==== STORED DATA
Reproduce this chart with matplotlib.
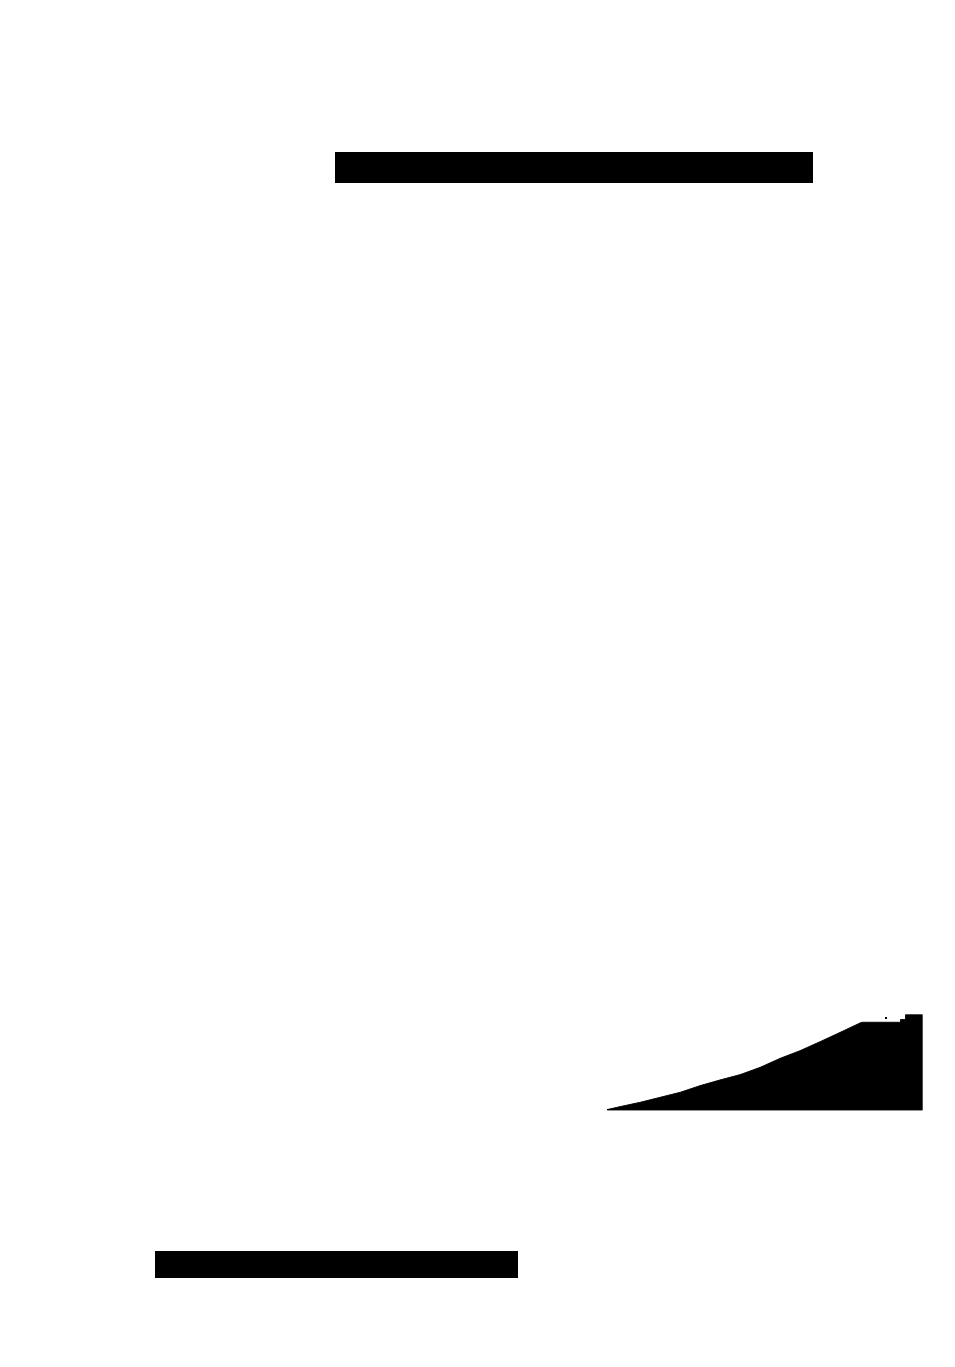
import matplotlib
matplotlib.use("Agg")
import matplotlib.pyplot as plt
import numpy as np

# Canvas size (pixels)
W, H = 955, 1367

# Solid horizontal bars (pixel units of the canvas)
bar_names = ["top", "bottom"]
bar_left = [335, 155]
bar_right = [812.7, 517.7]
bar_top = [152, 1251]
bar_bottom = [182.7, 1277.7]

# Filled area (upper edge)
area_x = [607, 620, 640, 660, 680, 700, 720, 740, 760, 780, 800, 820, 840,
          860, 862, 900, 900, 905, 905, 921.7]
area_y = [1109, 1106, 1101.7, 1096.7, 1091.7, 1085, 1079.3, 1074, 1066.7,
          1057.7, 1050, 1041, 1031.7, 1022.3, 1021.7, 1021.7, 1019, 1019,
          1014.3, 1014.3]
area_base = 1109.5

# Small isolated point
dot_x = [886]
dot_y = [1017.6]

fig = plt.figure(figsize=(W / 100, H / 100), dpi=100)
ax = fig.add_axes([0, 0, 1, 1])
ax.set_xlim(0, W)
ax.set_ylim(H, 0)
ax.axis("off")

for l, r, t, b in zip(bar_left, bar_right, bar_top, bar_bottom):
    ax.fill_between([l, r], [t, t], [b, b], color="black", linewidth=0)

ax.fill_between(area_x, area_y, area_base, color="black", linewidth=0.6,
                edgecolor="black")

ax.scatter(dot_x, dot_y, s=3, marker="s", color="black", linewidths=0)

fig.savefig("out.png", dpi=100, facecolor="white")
========
==== STORED DATA
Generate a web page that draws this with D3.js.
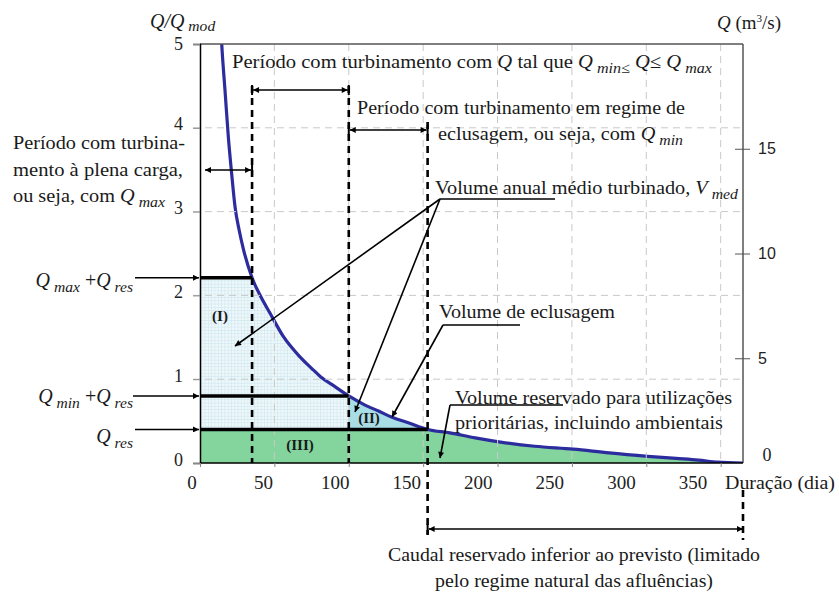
========
In the listing above, find the line containing "Reproduce this chart with matplotlib." and the line containing "bar_bottom = [182.7, 1277.7]". Print those two lines and every line between them exactly, with no pictures.

Reproduce this chart with matplotlib.
import matplotlib
matplotlib.use("Agg")
import matplotlib.pyplot as plt
import numpy as np

# Canvas size (pixels)
W, H = 955, 1367

# Solid horizontal bars (pixel units of the canvas)
bar_names = ["top", "bottom"]
bar_left = [335, 155]
bar_right = [812.7, 517.7]
bar_top = [152, 1251]
bar_bottom = [182.7, 1277.7]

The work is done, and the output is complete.